*DIRECTIVE*: Return each line of the data below exactly, omitting any pictures.
-- begin --
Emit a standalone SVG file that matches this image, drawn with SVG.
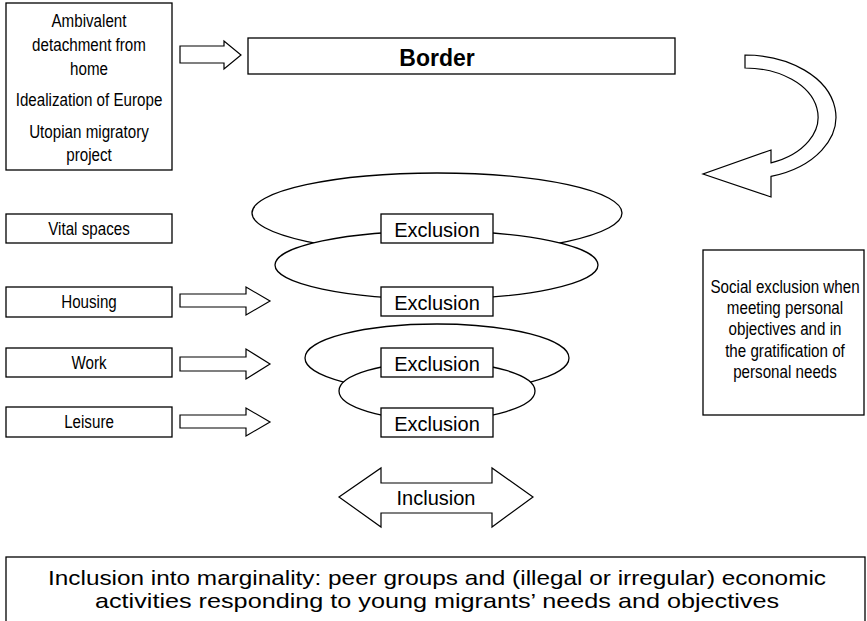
<svg xmlns="http://www.w3.org/2000/svg" width="867" height="621" viewBox="0 0 867 621">
<style>
.box{fill:#fff;stroke:#000;stroke-width:1.3}
.ell{fill:#fff;stroke:#000;stroke-width:1.3}
.arr{fill:#fff;stroke:#000;stroke-width:1.2;stroke-linejoin:miter}
.nar{font-family:"Liberation Sans",Arial,sans-serif;font-size:18.5px;fill:#000;text-anchor:middle}
.reg{font-family:"Liberation Sans",Arial,sans-serif;font-size:20px;fill:#000;text-anchor:middle}
.big{font-family:"Liberation Sans",Arial,sans-serif;font-size:21px;fill:#000;text-anchor:middle}
.bold{font-family:"Liberation Sans",Arial,sans-serif;font-size:23px;font-weight:bold;fill:#000;text-anchor:middle}
</style>
<rect width="867" height="621" fill="#fff"/>
<g id="motivations">
<rect class="box" x="6" y="3" width="166" height="167"/>
<g transform="matrix(0.82 0 0 1 16.02 0)">
<text class="nar" x="89" y="27">Ambivalent</text>
<text class="nar" x="89" y="51">detachment from</text>
<text class="nar" x="89" y="75">home</text>
<text class="nar" x="89" y="106">Idealization of Europe</text>
<text class="nar" x="89" y="138">Utopian migratory</text>
<text class="nar" x="89" y="161">project</text>
</g>
</g>
<g id="border">
<rect class="box" x="248" y="38" width="427" height="36"/>
<text class="bold" x="437" y="66">Border</text>
</g>
<g id="ellipses">
<ellipse class="ell" cx="437" cy="213" rx="185" ry="40"/>
<ellipse class="ell" cx="436.5" cy="265" rx="161.5" ry="34"/>
<ellipse class="ell" cx="437" cy="358" rx="132" ry="34"/>
<ellipse class="ell" cx="437" cy="391" rx="98" ry="29"/>
</g>
<g id="exclusion1">
<rect class="box" x="381" y="214" width="112" height="29"/>
<text class="reg" x="437" y="237">Exclusion</text>
</g>
<g id="exclusion2">
<rect class="box" x="381" y="287" width="112" height="29"/>
<text class="reg" x="437" y="310">Exclusion</text>
</g>
<g id="exclusion3">
<rect class="box" x="381" y="348" width="112" height="29"/>
<text class="reg" x="437" y="371">Exclusion</text>
</g>
<g id="exclusion4">
<rect class="box" x="381" y="408" width="112" height="29"/>
<text class="reg" x="437" y="431">Exclusion</text>
</g>
<g id="vital-spaces">
<rect class="box" x="6" y="214" width="166" height="29"/>
<text class="nar" x="89" y="235" transform="matrix(0.82 0 0 1 16.02 0)">Vital spaces</text>
</g>
<g id="housing">
<rect class="box" x="6" y="287" width="166" height="30"/>
<text class="nar" x="89" y="308" transform="matrix(0.82 0 0 1 16.02 0)">Housing</text>
</g>
<g id="work">
<rect class="box" x="6" y="348" width="166" height="29"/>
<text class="nar" x="89" y="369" transform="matrix(0.82 0 0 1 16.02 0)">Work</text>
</g>
<g id="leisure">
<rect class="box" x="6" y="407" width="166" height="30"/>
<text class="nar" x="89" y="428" transform="matrix(0.82 0 0 1 16.02 0)">Leisure</text>
</g>
<g id="social-exclusion">
<rect class="box" x="703" y="250" width="161" height="165"/>
<g transform="matrix(0.82 0 0 1 141.3 0)">
<text class="nar" x="785" y="293">Social exclusion when</text>
<text class="nar" x="785" y="314">meeting personal</text>
<text class="nar" x="785" y="335">objectives and in</text>
<text class="nar" x="785" y="357">the gratification of</text>
<text class="nar" x="785" y="378">personal needs</text>
</g>
</g>
<g id="inclusion">
<path class="arr" d="M339,497 L381,468 L381,483 L492,483 L492,468 L533,497 L492,527 L492,513 L381,513 L381,527 Z"/>
<text class="reg" x="436" y="505">Inclusion</text>
</g>
<g id="marginality">
<rect class="box" x="6" y="557" width="859" height="70"/>
<text class="big" x="437" y="585" textLength="778" lengthAdjust="spacingAndGlyphs">Inclusion into marginality: peer groups and (illegal or irregular) economic</text>
<text class="big" x="437" y="608" textLength="684" lengthAdjust="spacingAndGlyphs">activities responding to young migrants’ needs and objectives</text>
</g>
<g id="connectors">
<path class="arr" d="M180,46 L224,46 L224,41 L241,55 L224,69 L224,63 L180,63 Z"/>
<path class="arr" d="M180,294 L246,294 L246,287 L270,301 L246,315 L246,307 L180,307 Z"/>
<path class="arr" d="M180,357 L246,357 L246,349 L270,364 L246,379 L246,371 L180,371 Z"/>
<path class="arr" d="M180,415 L246,415 L246,408 L270,422 L246,436 L246,428 L180,428 Z"/>
<path class="arr" d="M745,55 A91,62 0 0 1 771,176.4 L771,197 L703,174 L771,150 L771,162.8 A73,49 0 0 0 745,68 Z"/>
</g>
</svg>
-- end --
*TASK RESPONSE*:
Emit a standalone SVG file that matches this image, drawn with SVG.
<svg xmlns="http://www.w3.org/2000/svg" width="867" height="621" viewBox="0 0 867 621">
<style>
.box{fill:#fff;stroke:#000;stroke-width:1.3}
.ell{fill:#fff;stroke:#000;stroke-width:1.3}
.arr{fill:#fff;stroke:#000;stroke-width:1.2;stroke-linejoin:miter}
.nar{font-family:"Liberation Sans",Arial,sans-serif;font-size:18.5px;fill:#000;text-anchor:middle}
.reg{font-family:"Liberation Sans",Arial,sans-serif;font-size:20px;fill:#000;text-anchor:middle}
.big{font-family:"Liberation Sans",Arial,sans-serif;font-size:21px;fill:#000;text-anchor:middle}
.bold{font-family:"Liberation Sans",Arial,sans-serif;font-size:23px;font-weight:bold;fill:#000;text-anchor:middle}
</style>
<rect width="867" height="621" fill="#fff"/>
<g id="motivations">
<rect class="box" x="6" y="3" width="166" height="167"/>
<g transform="matrix(0.82 0 0 1 16.02 0)">
<text class="nar" x="89" y="27">Ambivalent</text>
<text class="nar" x="89" y="51">detachment from</text>
<text class="nar" x="89" y="75">home</text>
<text class="nar" x="89" y="106">Idealization of Europe</text>
<text class="nar" x="89" y="138">Utopian migratory</text>
<text class="nar" x="89" y="161">project</text>
</g>
</g>
<g id="border">
<rect class="box" x="248" y="38" width="427" height="36"/>
<text class="bold" x="437" y="66">Border</text>
</g>
<g id="ellipses">
<ellipse class="ell" cx="437" cy="213" rx="185" ry="40"/>
<ellipse class="ell" cx="436.5" cy="265" rx="161.5" ry="34"/>
<ellipse class="ell" cx="437" cy="358" rx="132" ry="34"/>
<ellipse class="ell" cx="437" cy="391" rx="98" ry="29"/>
</g>
<g id="exclusion1">
<rect class="box" x="381" y="214" width="112" height="29"/>
<text class="reg" x="437" y="237">Exclusion</text>
</g>
<g id="exclusion2">
<rect class="box" x="381" y="287" width="112" height="29"/>
<text class="reg" x="437" y="310">Exclusion</text>
</g>
<g id="exclusion3">
<rect class="box" x="381" y="348" width="112" height="29"/>
<text class="reg" x="437" y="371">Exclusion</text>
</g>
<g id="exclusion4">
<rect class="box" x="381" y="408" width="112" height="29"/>
<text class="reg" x="437" y="431">Exclusion</text>
</g>
<g id="vital-spaces">
<rect class="box" x="6" y="214" width="166" height="29"/>
<text class="nar" x="89" y="235" transform="matrix(0.82 0 0 1 16.02 0)">Vital spaces</text>
</g>
<g id="housing">
<rect class="box" x="6" y="287" width="166" height="30"/>
<text class="nar" x="89" y="308" transform="matrix(0.82 0 0 1 16.02 0)">Housing</text>
</g>
<g id="work">
<rect class="box" x="6" y="348" width="166" height="29"/>
<text class="nar" x="89" y="369" transform="matrix(0.82 0 0 1 16.02 0)">Work</text>
</g>
<g id="leisure">
<rect class="box" x="6" y="407" width="166" height="30"/>
<text class="nar" x="89" y="428" transform="matrix(0.82 0 0 1 16.02 0)">Leisure</text>
</g>
<g id="social-exclusion">
<rect class="box" x="703" y="250" width="161" height="165"/>
<g transform="matrix(0.82 0 0 1 141.3 0)">
<text class="nar" x="785" y="293">Social exclusion when</text>
<text class="nar" x="785" y="314">meeting personal</text>
<text class="nar" x="785" y="335">objectives and in</text>
<text class="nar" x="785" y="357">the gratification of</text>
<text class="nar" x="785" y="378">personal needs</text>
</g>
</g>
<g id="inclusion">
<path class="arr" d="M339,497 L381,468 L381,483 L492,483 L492,468 L533,497 L492,527 L492,513 L381,513 L381,527 Z"/>
<text class="reg" x="436" y="505">Inclusion</text>
</g>
<g id="marginality">
<rect class="box" x="6" y="557" width="859" height="70"/>
<text class="big" x="437" y="585" textLength="778" lengthAdjust="spacingAndGlyphs">Inclusion into marginality: peer groups and (illegal or irregular) economic</text>
<text class="big" x="437" y="608" textLength="684" lengthAdjust="spacingAndGlyphs">activities responding to young migrants’ needs and objectives</text>
</g>
<g id="connectors">
<path class="arr" d="M180,46 L224,46 L224,41 L241,55 L224,69 L224,63 L180,63 Z"/>
<path class="arr" d="M180,294 L246,294 L246,287 L270,301 L246,315 L246,307 L180,307 Z"/>
<path class="arr" d="M180,357 L246,357 L246,349 L270,364 L246,379 L246,371 L180,371 Z"/>
<path class="arr" d="M180,415 L246,415 L246,408 L270,422 L246,436 L246,428 L180,428 Z"/>
<path class="arr" d="M745,55 A91,62 0 0 1 771,176.4 L771,197 L703,174 L771,150 L771,162.8 A73,49 0 0 0 745,68 Z"/>
</g>
</svg>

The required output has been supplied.